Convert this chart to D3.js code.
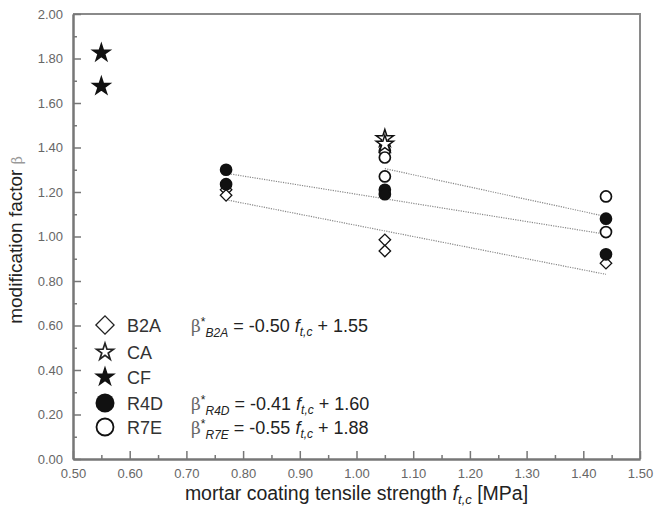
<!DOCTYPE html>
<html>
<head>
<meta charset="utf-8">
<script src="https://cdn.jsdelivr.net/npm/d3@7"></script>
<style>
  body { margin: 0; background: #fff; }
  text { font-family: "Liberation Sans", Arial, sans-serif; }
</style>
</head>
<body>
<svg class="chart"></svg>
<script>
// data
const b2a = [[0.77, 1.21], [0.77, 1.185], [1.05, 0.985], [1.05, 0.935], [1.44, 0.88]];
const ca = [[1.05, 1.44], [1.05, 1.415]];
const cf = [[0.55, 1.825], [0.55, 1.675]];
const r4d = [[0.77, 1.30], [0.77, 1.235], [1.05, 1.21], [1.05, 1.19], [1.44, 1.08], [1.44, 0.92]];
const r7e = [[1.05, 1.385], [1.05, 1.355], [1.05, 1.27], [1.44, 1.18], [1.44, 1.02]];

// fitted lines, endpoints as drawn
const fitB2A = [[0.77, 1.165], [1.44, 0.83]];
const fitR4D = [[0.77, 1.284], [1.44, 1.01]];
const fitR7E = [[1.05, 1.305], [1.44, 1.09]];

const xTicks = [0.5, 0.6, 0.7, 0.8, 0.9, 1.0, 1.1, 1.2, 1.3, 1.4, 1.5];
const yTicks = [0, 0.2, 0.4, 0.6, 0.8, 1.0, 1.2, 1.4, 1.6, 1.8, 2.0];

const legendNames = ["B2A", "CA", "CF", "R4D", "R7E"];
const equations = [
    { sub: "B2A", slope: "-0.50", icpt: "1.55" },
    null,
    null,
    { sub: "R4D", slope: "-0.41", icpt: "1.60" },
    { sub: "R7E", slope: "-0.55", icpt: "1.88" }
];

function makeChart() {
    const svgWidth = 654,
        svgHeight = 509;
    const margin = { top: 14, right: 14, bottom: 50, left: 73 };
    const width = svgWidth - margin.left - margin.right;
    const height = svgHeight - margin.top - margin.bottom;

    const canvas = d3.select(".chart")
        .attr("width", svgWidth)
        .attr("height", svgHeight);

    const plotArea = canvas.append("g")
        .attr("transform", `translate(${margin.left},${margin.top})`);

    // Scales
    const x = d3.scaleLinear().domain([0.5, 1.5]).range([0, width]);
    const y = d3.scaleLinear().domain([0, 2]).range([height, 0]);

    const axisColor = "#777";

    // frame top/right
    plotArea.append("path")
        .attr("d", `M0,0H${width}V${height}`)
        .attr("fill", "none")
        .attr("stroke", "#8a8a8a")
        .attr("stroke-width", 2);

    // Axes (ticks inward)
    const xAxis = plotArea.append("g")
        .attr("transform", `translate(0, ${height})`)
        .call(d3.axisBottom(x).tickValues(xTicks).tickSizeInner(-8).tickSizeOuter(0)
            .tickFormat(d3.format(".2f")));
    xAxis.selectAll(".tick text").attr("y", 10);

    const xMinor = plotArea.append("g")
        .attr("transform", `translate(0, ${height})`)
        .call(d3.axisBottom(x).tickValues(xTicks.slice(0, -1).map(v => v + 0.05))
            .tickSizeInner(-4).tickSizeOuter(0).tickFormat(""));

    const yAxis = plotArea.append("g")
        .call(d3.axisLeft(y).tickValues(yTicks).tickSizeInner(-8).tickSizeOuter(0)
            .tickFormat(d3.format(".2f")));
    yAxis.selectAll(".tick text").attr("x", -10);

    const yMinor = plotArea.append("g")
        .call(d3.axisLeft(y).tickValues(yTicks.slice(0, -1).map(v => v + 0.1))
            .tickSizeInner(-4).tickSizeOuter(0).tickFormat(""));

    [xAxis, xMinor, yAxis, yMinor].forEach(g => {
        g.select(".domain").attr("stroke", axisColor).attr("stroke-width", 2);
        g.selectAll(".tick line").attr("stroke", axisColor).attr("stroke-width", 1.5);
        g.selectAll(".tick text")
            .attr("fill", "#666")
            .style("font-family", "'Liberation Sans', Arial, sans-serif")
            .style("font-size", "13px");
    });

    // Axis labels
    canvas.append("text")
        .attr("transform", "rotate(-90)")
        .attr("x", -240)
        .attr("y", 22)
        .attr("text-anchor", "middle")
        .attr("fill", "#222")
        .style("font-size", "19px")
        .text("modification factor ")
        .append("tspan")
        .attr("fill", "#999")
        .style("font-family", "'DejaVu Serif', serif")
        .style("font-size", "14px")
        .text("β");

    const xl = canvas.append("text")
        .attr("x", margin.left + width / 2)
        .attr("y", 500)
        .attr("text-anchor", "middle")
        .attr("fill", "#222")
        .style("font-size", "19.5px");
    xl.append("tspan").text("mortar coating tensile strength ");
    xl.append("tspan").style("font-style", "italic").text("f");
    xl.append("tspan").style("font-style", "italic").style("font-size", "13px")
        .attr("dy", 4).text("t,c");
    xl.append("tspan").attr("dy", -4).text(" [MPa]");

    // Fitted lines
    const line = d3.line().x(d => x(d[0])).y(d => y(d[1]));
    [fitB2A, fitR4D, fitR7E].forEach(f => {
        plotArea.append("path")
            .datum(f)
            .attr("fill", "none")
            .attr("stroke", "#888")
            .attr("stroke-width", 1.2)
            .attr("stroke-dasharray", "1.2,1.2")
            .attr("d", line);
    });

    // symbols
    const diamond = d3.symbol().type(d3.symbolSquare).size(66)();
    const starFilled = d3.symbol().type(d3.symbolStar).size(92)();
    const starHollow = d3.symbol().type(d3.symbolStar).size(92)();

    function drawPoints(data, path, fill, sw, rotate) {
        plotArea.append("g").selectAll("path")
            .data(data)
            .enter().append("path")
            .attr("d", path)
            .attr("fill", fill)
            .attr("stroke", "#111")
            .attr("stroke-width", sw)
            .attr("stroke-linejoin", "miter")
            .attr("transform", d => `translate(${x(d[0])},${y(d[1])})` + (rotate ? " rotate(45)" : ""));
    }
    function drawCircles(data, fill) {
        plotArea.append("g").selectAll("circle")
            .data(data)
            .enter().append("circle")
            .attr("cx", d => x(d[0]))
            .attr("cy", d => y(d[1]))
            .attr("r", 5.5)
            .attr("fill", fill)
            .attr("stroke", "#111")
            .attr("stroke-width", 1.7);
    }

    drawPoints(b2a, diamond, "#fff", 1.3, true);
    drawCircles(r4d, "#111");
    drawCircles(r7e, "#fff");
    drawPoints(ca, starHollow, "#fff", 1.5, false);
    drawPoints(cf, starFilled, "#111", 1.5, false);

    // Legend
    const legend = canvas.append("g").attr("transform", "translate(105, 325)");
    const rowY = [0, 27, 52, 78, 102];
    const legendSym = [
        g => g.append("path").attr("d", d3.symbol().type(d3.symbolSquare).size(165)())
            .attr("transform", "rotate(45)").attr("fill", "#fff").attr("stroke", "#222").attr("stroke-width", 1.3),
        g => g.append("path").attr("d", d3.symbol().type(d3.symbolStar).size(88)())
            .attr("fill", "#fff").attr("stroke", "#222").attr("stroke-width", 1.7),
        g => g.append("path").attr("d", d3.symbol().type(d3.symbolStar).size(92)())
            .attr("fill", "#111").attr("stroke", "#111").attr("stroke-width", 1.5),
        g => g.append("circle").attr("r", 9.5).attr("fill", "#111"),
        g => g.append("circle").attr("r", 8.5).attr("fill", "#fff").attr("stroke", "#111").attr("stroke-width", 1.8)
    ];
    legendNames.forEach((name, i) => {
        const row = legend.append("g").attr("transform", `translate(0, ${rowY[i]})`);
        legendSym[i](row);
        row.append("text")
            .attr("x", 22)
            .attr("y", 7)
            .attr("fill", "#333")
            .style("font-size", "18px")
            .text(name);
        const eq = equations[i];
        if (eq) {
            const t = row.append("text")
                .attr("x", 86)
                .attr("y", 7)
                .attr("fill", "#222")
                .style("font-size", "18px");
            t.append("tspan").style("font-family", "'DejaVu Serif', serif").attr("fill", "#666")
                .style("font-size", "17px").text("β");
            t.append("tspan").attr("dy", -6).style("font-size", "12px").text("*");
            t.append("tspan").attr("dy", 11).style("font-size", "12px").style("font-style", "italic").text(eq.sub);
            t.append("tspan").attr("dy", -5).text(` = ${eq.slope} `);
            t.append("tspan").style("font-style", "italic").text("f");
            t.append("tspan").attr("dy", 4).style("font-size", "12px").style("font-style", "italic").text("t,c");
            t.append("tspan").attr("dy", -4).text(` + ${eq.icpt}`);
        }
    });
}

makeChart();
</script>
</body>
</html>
-.-.-
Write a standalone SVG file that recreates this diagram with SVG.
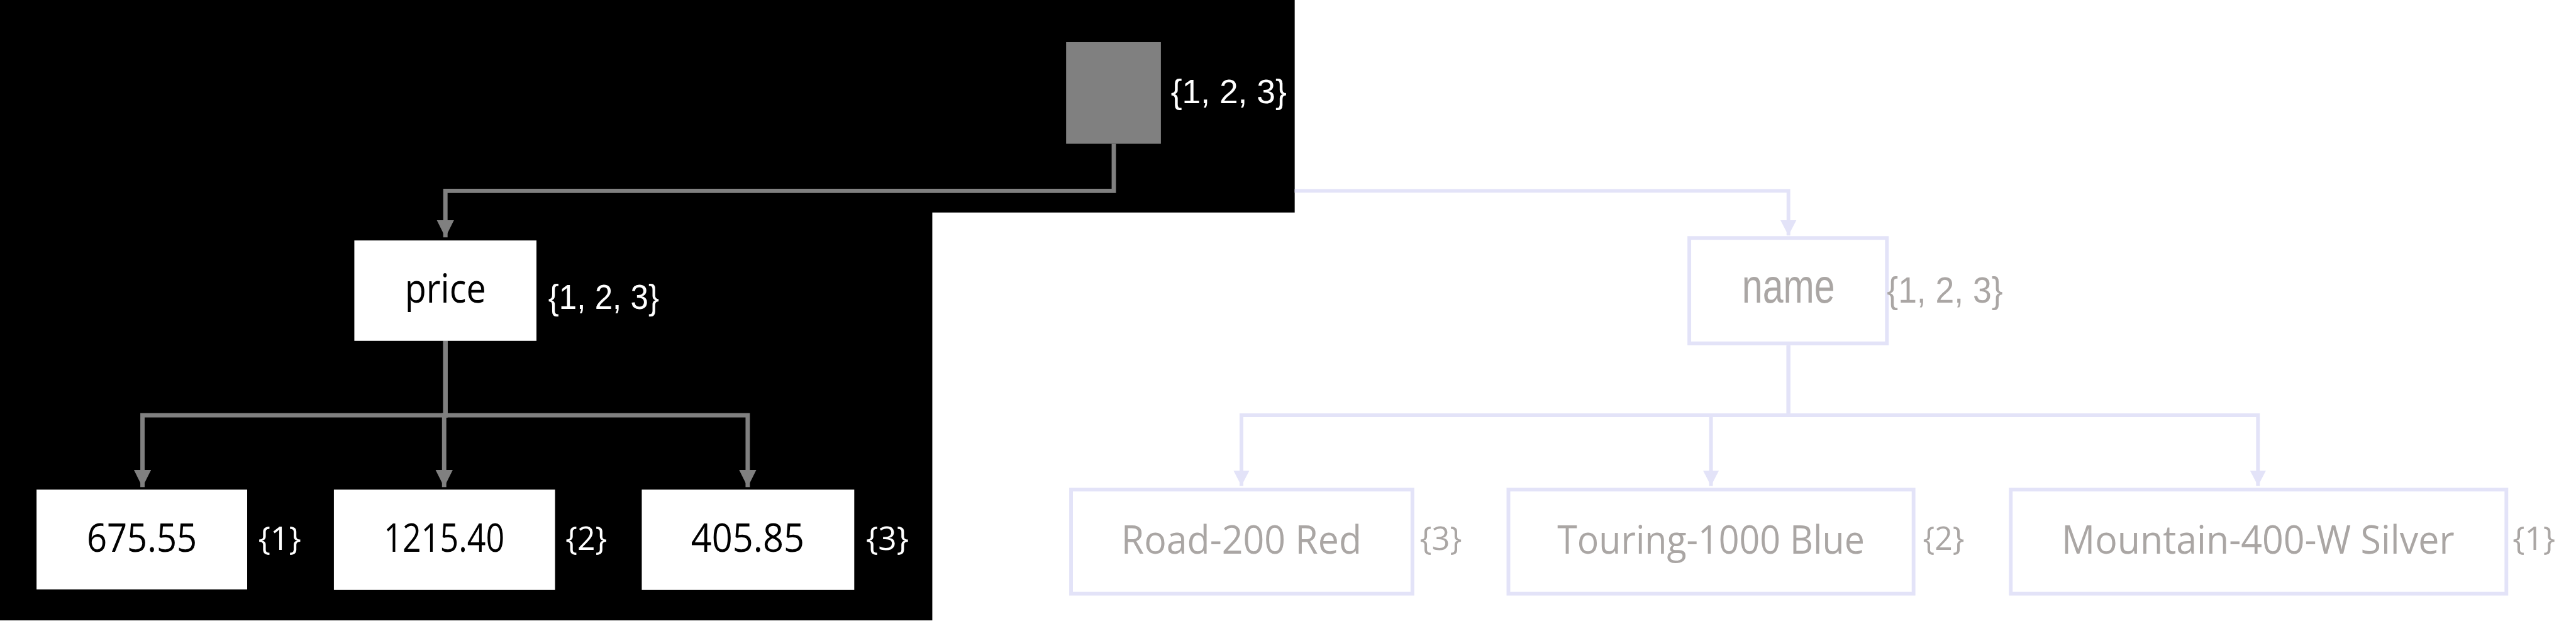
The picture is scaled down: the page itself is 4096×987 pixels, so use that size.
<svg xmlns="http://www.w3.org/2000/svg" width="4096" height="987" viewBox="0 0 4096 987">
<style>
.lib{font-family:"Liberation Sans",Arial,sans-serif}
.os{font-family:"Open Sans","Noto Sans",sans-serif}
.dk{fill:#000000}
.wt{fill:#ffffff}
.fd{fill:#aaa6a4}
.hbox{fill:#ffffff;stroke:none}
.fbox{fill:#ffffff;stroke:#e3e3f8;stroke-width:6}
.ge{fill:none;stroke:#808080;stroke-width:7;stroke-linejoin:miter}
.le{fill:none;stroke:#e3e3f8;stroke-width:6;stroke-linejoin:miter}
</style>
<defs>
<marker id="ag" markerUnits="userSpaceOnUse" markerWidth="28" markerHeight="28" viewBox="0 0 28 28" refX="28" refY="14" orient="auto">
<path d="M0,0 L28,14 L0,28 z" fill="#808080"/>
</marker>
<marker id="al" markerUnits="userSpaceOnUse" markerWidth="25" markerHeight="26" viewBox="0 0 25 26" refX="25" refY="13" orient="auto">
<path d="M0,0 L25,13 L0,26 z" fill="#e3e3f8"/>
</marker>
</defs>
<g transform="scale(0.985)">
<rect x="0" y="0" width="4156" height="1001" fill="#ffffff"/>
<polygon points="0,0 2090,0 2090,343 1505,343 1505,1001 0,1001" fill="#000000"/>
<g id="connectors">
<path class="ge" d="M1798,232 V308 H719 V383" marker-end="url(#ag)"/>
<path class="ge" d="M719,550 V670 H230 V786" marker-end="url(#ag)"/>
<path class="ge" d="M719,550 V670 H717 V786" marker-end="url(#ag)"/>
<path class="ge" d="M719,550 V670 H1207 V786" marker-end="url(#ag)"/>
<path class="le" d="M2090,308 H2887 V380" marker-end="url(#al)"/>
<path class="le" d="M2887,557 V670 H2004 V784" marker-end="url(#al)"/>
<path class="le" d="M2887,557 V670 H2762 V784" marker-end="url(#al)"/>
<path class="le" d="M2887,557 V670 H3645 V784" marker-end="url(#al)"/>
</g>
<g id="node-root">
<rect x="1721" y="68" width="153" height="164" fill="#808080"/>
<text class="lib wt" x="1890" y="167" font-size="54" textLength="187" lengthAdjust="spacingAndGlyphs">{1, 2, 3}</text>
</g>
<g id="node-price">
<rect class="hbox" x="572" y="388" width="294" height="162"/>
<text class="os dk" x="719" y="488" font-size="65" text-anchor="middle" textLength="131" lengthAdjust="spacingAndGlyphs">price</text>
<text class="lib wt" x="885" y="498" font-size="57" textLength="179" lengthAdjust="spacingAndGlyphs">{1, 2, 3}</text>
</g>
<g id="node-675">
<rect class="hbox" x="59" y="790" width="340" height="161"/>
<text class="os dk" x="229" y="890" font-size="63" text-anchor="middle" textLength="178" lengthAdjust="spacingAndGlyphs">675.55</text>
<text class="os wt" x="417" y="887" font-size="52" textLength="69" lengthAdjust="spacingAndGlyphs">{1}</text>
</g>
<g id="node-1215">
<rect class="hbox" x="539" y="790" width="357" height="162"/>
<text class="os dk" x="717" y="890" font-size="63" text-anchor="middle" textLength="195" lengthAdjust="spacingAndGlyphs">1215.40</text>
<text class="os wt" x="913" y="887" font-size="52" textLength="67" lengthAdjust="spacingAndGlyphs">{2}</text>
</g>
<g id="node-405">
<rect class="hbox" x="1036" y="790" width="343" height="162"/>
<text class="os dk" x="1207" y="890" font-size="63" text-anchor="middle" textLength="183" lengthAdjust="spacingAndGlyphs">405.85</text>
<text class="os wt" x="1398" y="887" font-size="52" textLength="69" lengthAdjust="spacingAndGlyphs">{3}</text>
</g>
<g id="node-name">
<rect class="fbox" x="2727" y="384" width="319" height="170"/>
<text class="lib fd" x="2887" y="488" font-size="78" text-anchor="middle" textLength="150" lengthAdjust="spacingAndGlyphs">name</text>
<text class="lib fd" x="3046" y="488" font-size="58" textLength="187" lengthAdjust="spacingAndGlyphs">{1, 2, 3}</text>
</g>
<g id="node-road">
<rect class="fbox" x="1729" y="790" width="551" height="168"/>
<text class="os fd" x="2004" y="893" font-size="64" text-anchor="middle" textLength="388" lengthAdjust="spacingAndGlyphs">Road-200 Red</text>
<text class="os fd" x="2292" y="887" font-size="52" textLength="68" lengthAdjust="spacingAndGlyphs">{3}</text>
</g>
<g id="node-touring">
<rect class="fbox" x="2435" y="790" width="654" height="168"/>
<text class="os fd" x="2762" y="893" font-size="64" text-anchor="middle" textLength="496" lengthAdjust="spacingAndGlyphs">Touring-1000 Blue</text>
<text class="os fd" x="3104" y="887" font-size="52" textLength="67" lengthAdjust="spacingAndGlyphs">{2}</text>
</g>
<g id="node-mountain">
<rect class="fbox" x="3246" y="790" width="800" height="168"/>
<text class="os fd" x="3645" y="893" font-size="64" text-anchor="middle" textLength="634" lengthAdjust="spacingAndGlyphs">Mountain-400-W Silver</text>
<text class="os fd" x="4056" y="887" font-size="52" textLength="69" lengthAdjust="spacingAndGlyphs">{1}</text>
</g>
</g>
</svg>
-.-.-
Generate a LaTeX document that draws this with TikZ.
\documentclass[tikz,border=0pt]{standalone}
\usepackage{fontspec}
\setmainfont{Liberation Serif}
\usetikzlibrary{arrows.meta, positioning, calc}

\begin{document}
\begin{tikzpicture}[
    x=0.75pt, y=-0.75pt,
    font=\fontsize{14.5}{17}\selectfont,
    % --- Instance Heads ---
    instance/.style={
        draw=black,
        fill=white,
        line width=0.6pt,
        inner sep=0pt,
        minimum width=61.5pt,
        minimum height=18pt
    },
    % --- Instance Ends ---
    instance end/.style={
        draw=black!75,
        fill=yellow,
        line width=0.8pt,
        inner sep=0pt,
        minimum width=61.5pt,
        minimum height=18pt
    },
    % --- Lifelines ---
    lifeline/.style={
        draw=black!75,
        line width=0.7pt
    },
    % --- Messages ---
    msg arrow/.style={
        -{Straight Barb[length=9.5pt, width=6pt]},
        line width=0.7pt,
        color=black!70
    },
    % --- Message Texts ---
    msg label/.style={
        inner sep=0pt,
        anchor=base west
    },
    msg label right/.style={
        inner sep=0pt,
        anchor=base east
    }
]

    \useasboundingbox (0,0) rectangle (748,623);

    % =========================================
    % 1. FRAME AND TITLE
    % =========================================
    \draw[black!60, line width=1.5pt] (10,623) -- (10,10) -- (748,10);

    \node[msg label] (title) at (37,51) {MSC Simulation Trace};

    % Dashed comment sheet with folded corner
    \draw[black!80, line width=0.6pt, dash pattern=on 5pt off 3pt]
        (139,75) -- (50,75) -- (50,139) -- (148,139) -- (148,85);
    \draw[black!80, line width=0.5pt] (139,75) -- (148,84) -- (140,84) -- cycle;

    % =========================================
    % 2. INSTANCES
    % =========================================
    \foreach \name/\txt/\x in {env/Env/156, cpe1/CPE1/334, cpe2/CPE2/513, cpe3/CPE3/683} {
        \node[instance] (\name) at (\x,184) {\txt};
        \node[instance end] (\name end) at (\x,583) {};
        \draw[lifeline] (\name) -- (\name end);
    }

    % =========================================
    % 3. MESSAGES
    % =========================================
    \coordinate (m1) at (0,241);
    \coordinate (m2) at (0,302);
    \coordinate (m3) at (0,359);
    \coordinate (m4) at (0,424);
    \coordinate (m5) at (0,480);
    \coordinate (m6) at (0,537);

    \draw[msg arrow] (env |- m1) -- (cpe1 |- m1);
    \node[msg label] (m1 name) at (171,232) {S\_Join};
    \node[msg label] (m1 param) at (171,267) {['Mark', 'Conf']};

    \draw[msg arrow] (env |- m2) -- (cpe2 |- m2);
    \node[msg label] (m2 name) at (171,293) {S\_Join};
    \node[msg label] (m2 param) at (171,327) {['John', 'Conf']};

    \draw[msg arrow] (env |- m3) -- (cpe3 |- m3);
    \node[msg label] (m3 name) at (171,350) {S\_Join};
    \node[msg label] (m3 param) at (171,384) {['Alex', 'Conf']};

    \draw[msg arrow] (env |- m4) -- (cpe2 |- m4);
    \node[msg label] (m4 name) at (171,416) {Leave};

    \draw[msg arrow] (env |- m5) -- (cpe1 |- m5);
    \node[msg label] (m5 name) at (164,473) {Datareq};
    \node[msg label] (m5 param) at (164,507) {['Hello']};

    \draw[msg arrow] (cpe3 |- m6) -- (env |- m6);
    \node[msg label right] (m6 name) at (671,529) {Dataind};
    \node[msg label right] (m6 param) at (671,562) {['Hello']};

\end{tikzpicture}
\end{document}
-.-.-
**WHAT THE EXERCISE ASKS:**
Nothing but the lines from the one containing "Convert this chart to D3.js code." through the one containing "const fitR7E = [[1.05, 1.305], [1.44, 1.09]];" should appear in your copy, exactly as written and without pictures.

**ANSWER TO THE TASK:**
Convert this chart to D3.js code.
<!DOCTYPE html>
<html>
<head>
<meta charset="utf-8">
<script src="https://cdn.jsdelivr.net/npm/d3@7"></script>
<style>
  body { margin: 0; background: #fff; }
  text { font-family: "Liberation Sans", Arial, sans-serif; }
</style>
</head>
<body>
<svg class="chart"></svg>
<script>
// data
const b2a = [[0.77, 1.21], [0.77, 1.185], [1.05, 0.985], [1.05, 0.935], [1.44, 0.88]];
const ca = [[1.05, 1.44], [1.05, 1.415]];
const cf = [[0.55, 1.825], [0.55, 1.675]];
const r4d = [[0.77, 1.30], [0.77, 1.235], [1.05, 1.21], [1.05, 1.19], [1.44, 1.08], [1.44, 0.92]];
const r7e = [[1.05, 1.385], [1.05, 1.355], [1.05, 1.27], [1.44, 1.18], [1.44, 1.02]];

// fitted lines, endpoints as drawn
const fitB2A = [[0.77, 1.165], [1.44, 0.83]];
const fitR4D = [[0.77, 1.284], [1.44, 1.01]];
const fitR7E = [[1.05, 1.305], [1.44, 1.09]];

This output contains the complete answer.